## Task directions
Starting at the first line of the listing below, repeat each line exactly until the line containing "Chart.register(...registerables);", which you include. Leave out pictures.

## Collected material
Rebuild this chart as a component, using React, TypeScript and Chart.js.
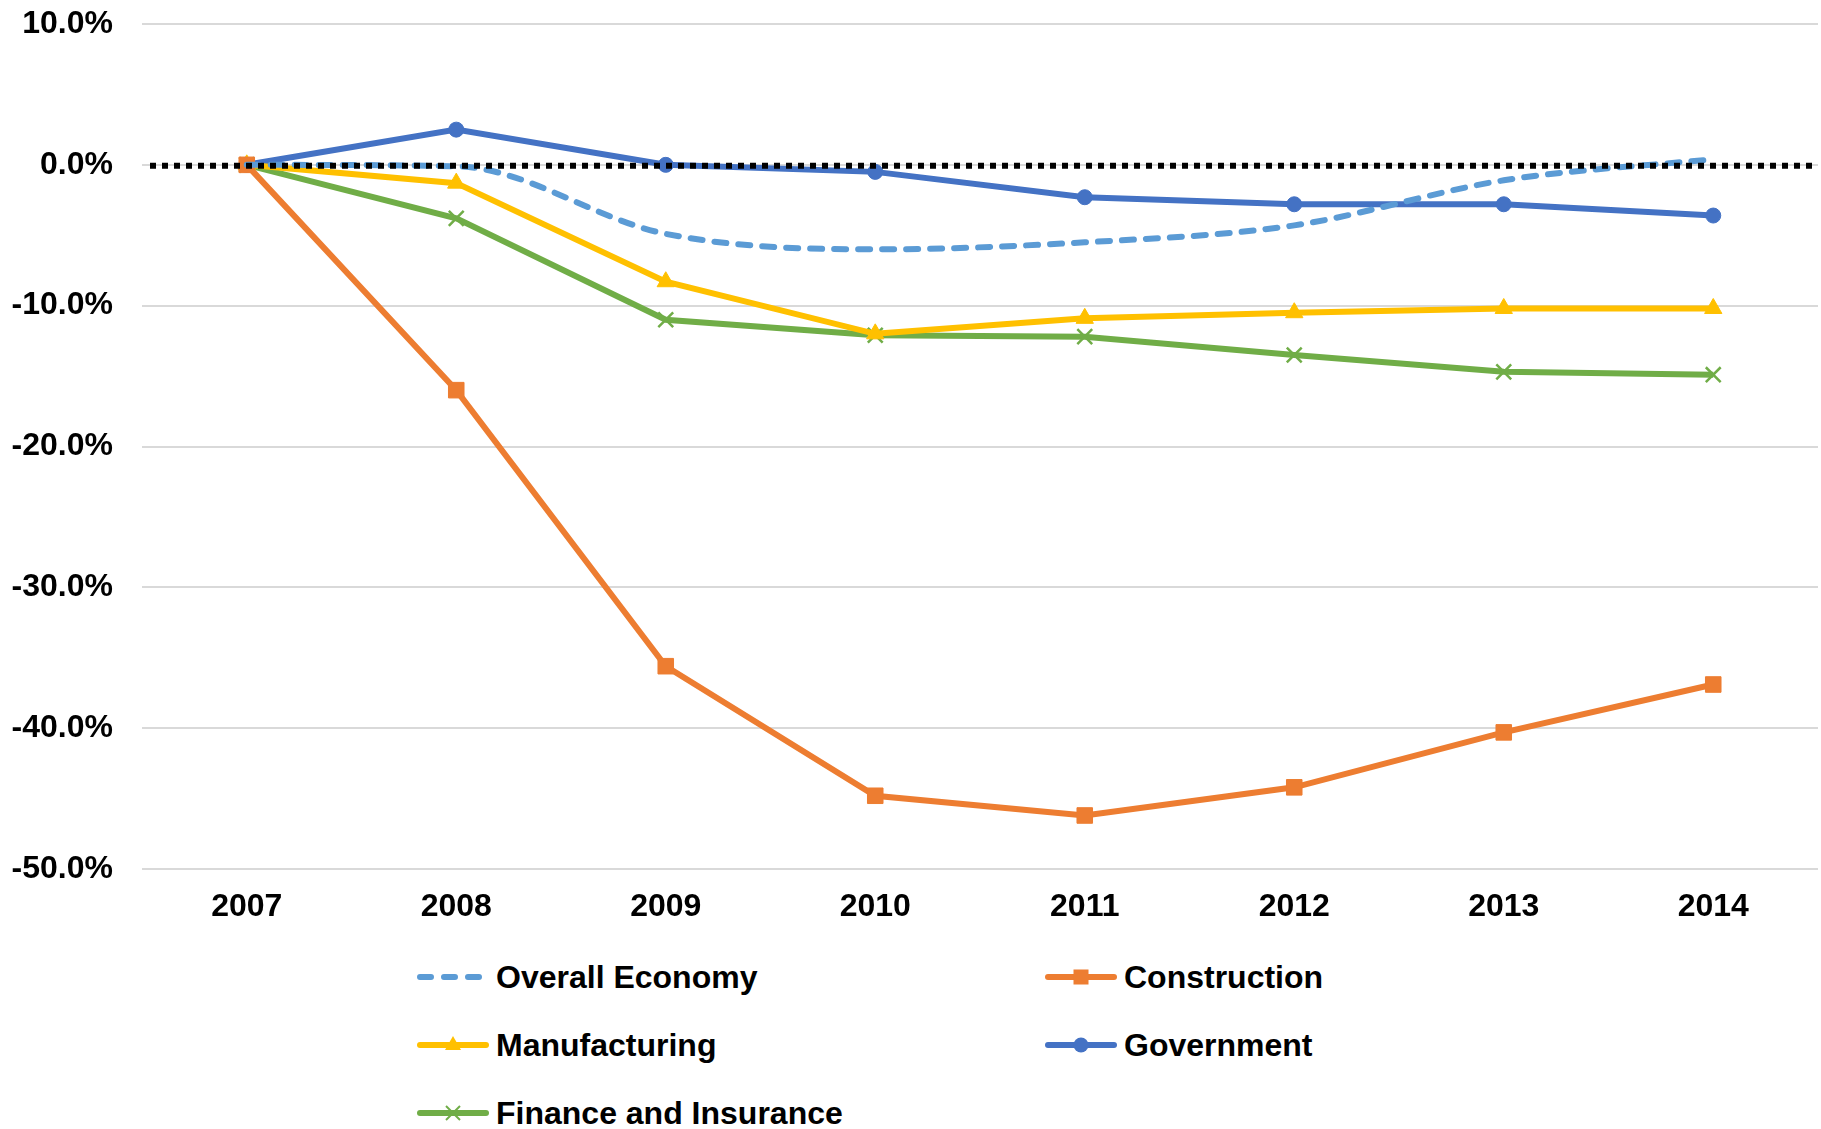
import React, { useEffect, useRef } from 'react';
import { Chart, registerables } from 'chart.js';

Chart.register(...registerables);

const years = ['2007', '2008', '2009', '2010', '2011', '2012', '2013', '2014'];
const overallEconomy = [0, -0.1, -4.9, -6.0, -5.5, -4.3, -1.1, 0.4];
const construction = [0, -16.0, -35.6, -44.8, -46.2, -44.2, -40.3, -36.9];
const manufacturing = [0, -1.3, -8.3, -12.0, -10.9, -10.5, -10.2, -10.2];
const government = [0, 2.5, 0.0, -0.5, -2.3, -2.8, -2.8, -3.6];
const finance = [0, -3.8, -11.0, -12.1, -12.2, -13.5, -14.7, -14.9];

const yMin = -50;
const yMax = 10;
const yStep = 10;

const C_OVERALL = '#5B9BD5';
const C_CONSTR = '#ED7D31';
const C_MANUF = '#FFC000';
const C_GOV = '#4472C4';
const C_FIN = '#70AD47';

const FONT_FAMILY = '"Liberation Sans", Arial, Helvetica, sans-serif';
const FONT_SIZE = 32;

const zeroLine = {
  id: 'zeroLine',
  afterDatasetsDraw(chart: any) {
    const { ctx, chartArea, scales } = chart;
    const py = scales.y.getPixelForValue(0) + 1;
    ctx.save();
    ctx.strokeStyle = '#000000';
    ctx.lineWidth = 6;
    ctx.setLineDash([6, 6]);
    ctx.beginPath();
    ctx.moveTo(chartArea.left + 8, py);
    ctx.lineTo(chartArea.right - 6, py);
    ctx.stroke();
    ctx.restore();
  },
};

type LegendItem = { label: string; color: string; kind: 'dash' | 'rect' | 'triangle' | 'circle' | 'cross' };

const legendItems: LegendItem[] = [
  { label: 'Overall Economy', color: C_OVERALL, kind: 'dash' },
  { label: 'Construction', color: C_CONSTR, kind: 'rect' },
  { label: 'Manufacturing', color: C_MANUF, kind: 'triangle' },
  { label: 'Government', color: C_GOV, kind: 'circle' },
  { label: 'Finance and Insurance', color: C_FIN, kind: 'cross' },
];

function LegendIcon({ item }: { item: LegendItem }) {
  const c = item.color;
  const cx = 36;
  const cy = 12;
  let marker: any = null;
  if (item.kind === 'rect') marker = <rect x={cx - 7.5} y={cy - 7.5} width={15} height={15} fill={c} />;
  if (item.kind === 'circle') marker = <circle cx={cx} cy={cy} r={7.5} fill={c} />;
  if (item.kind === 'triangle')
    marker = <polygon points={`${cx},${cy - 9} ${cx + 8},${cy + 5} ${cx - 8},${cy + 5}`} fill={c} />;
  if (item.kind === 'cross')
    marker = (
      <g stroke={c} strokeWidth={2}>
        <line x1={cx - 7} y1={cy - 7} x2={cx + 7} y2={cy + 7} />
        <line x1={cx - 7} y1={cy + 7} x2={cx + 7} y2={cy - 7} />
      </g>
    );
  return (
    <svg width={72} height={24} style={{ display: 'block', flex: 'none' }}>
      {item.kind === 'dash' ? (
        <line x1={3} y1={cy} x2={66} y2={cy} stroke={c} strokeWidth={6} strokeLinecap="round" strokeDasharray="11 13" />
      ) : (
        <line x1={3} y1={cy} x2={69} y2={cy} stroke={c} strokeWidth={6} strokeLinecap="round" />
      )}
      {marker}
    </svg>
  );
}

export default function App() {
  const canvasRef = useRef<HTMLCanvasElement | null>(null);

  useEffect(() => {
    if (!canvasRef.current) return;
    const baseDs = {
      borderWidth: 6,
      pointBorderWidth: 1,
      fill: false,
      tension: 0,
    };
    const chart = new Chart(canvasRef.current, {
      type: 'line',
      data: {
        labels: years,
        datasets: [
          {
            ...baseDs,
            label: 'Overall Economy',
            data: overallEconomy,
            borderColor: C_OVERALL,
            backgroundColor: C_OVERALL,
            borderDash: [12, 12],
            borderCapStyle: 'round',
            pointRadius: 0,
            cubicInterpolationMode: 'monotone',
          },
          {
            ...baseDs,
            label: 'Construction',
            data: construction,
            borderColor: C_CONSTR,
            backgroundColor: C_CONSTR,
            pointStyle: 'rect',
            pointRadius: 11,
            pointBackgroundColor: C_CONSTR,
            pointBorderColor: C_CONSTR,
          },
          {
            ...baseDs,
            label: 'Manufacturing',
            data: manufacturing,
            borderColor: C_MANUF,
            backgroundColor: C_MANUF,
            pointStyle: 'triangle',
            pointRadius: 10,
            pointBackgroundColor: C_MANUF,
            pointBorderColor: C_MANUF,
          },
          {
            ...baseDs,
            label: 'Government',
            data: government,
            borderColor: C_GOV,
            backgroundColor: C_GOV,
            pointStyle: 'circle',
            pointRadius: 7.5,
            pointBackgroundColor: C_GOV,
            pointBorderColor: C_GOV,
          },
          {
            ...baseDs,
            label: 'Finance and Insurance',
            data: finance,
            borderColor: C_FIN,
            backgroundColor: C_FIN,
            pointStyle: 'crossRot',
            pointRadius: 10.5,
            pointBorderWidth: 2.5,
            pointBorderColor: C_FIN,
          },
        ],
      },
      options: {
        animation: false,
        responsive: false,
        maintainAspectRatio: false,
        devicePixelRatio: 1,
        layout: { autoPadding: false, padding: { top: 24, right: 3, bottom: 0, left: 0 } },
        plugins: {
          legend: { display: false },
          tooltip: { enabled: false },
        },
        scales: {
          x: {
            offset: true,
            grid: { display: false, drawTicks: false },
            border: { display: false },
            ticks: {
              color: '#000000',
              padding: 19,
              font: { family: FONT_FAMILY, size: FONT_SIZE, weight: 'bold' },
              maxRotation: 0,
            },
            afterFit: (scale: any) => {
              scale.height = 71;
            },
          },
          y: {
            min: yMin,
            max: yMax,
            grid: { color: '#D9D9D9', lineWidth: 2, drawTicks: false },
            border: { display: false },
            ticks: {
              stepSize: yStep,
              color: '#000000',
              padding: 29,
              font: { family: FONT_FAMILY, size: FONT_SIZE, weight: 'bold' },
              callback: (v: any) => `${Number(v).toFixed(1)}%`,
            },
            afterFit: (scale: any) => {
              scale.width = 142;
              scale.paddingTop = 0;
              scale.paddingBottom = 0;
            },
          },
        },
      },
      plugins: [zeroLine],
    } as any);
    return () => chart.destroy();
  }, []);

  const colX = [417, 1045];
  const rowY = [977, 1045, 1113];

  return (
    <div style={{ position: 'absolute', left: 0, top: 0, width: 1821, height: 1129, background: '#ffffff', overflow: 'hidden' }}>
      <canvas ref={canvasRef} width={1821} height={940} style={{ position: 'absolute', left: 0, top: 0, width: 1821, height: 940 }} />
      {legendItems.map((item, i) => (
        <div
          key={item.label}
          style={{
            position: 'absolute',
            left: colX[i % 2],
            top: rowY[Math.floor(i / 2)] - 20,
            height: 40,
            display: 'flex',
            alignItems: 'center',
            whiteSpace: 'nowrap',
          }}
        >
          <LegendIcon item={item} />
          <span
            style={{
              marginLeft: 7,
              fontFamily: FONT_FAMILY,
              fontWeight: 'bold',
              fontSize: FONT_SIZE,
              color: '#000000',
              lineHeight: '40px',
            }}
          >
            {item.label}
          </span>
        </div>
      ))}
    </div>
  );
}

## Expected answer
Rebuild this chart as a component, using React, TypeScript and Chart.js.
import React, { useEffect, useRef } from 'react';
import { Chart, registerables } from 'chart.js';

Chart.register(...registerables);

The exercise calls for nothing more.